As you progress in Men of War: Vietnam you will have the opportunity to take advantage of many different types of soldiers, including snipers, mortars, riflemen, submachine-gunners and others at your disposal, with all of them playing their roles well if put in the right position. This diversity of options with regard to how you go about the missions gives the game deep complexity and makes replaying the levels a lot of fun because there are usually (not always) multiple ways to accomplish your objectives.
As you can already see, this game will take hours to get the hang of. After a basic grasp of the game is understood, you can start using hot-keys and custom commands to make your job easier. In fact, the amount of customization and options you have at your disposal is quite extensive. You can either directly control a unit, or tell them what to do with a click of the mouse. After becoming well versed in this game, the sky is the limit. But this will take a great deal of trial and error to actually get it working efficiently. Some would say too much.
Splitting the team up and taking advantage of individual skills is essential. Putting the wrong guys together basically guarantees failure. But when you have two squads moving in on enemy positions, everyone doing their job, the game brings a sense of satisfaction that (barely) trumps the frustration you may have had when getting used to the gameplay. Having your sniper take out four guys before they even know what is happening, while sending an assault squad to clean up the stragglers brings a feeling of accomplishment that very few other games offer.

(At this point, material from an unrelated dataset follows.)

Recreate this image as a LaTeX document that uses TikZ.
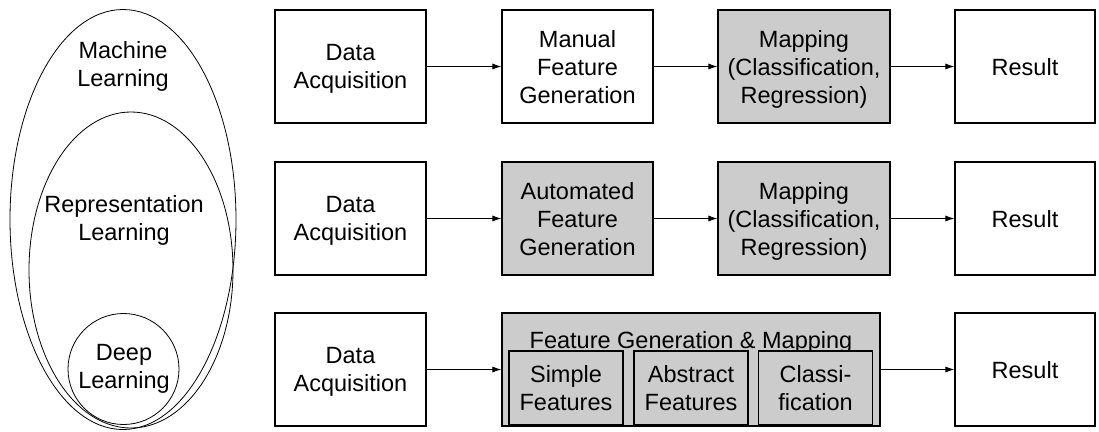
\documentclass[tikz,border=0pt]{standalone}
\usepackage{fontspec}
\setmainfont{Liberation Sans}
\usetikzlibrary{arrows.meta}
\begin{document}
\begin{tikzpicture}[x=1pt,y=-1pt,
  txt/.style={align=center,font=\fontsize{23.5}{28}\selectfont,inner sep=0pt,text depth=0pt},
  box/.style={txt,draw,line width=1.1pt,minimum height=113pt},
  grey/.style={fill=black!20},
  inner/.style={box,grey,minimum width=114pt,minimum height=74pt},
  flow/.style={-{Latex[length=9pt,width=6pt]},line width=0.9pt}]
\useasboundingbox (0,0) rectangle (1099,431);

% nested sets of learning approaches
\draw[line width=0.8pt] (123,219.5) ellipse [x radius=113, y radius=210];
\draw[line width=0.8pt] (131,270) ellipse [x radius=102, y radius=158];
\draw[line width=0.8pt] (123.5,369) circle [radius=55.5];
\node[txt] (ml) at (123,64) {Machine\\Learning};
\node[txt] (rl) at (124,217.5) {Representation\\Learning};
\node[txt] (dl) at (124,366) {Deep\\Learning};

% row 1: classical machine learning
\node[box,minimum width=151pt] (da1) at (350.5,66.5) {Data\\Acquisition};
\node[box,minimum width=151pt] (fg1) at (577.5,66.5) {Manual\\Feature\\Generation};
\node[box,grey,minimum width=172pt] (mp1) at (804,66.5) {Mapping\\(Classification,\\Regression)};
\node[box,minimum width=140pt] (rs1) at (1025,66.5) {Result};

% row 2: representation learning
\node[box,minimum width=151pt] (da2) at (350.5,218.5) {Data\\Acquisition};
\node[box,grey,minimum width=151pt] (fg2) at (577.5,218.5) {Automated\\Feature\\Generation};
\node[box,grey,minimum width=172pt] (mp2) at (804,218.5) {Mapping\\(Classification,\\Regression)};
\node[box,minimum width=140pt] (rs2) at (1025,218.5) {Result};

% row 3: deep learning
\node[box,minimum width=151pt] (da3) at (350.5,369.5) {Data\\Acquisition};
\node[box,grey,minimum width=378pt] (fm3) at (691,369.5) {};
\node[txt] (fmt) at (691,339.5) {Feature Generation \& Mapping};
\node[inner] (sf) at (566,388) {Simple\\Features};
\node[inner] (af) at (691,388) {Abstract\\Features};
\node[inner] (cl) at (815.5,388) {Classi-\\fication};
\node[box,minimum width=140pt] (rs3) at (1025,369.5) {Result};

\draw[flow] (da1) -- (fg1);
\draw[flow] (fg1) -- (mp1);
\draw[flow] (mp1) -- (rs1);
\draw[flow] (da2) -- (fg2);
\draw[flow] (fg2) -- (mp2);
\draw[flow] (mp2) -- (rs2);
\draw[flow] (da3) -- (fm3);
\draw[flow] (fm3) -- (rs3);
\end{tikzpicture}
\end{document}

As for the production value of the game, on most accounts it falls a little short. The music and voice acting is not good, not good at all. The voice-overs are so bad, that it actually becomes laughably entertaining in a way. Hearing an eastern European voice an American soldier from the south (or north for that matter) is too much of a stretch. The Vietcong sound ridiculous as well. The only guys who sound somewhat accurate are the Russians, but even they are hampered by lackluster dialogue. The music is not much better. Generic guitar riffs and fake 60’s rock is enough to make fans of Vietnam-era films (or anyone else for that matter) cringe.
With regard to graphics, Men of War is somewhat underwhelming. Even at full power, the character models are poor and environment textures are muddled. They added some nice glare features and other little enhancements, including very realistic vehicle models, but it just does not wow you like other current generation PC games.
One of the few redeeming factors is the excellent physics engine. Enemy combatants fall (or fly) realistically when hit, and it is a pleasure taking out vehicles with some of the more high powered weapons. Explosions are decent, but other than that, this is a game that requires a pretty good computer to display below average visuals.
Although you may want to toss your computer in frustration for the first few days (not hours, unfortunately), after getting a handle on how this game works, this can become a very satisfying experience, if you enjoy squad-based military RTS games. Considering this game is available for only $34.99, you can forgive the fact that the production value is low.
For die-hard military strategists and squad-based game fanatics, I have a hard time finding a better value. Men of War: Vietnam, if played correctly, can be a rewarding and entertaining experience, but the inherent difficulty in trying to put everything together to form that great experience ends up making this title somewhat flawed, leading to a game that cannot quite grasp the greatness it was reaching for.
Despite its shortcomings, Men of War: Vietnam features fun, challenging and satisfying gameplay that most die-hard strategy fans will immediately gravitate towards.